Sin embargo, Jesús le confía la misión de pastorear sus ovejas, que significa la disposición a dar la vida por ellas, como el buen pastor. Pedro, al reconocer por fin su debilidad, se deja llevar por el Maestro. Si antes se atrevía a enmendar al Maestro y asegurar lo que no estaba en grado de dar (se ceñía el mismo e iba a donde quería), ahora, siguiendo a Jesús por la vía de la cruz, se deja ceñir y llevar a donde, en principio, no quiere. Este “sígueme” que escucha de nuevo de la boca de Jesús es el camino que lleva del amor imperfecto (fileo) al amor incondicional (ágape).

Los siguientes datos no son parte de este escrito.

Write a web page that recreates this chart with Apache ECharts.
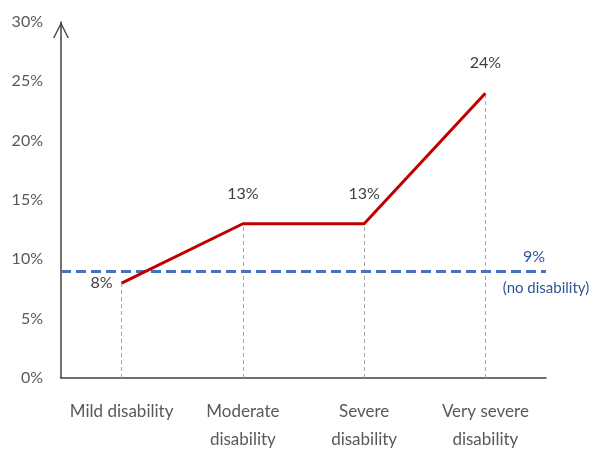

Es esta humildad que no confía en las propias fuerzas, sino solo en Cristo, la que habilita para la misión, y da el verdadero coraje apostólico, para enfrentarse, si es necesario, a los poderes de este mundo sin miedo, porque “hay que obedecer a Dios antes que a los hombres”, es capaz de proclamar que la derrota de la cruz es una victoria, porque es la victoria del amor: el cordero degollado es digno de recibir el poder, la riqueza, la sabiduría, la fuerza, el honor, la gloria y la alabanza.
Y nosotros, todos, con Pedro a la cabeza, estamos llamados a crecer siguiendo a Cristo hasta ese amor perfecto, que da la vida por los hermanos, es decir, a responder a la llamada de Jesús, con la firme y escueta respuesta de los cuatro vivientes: “Amén”.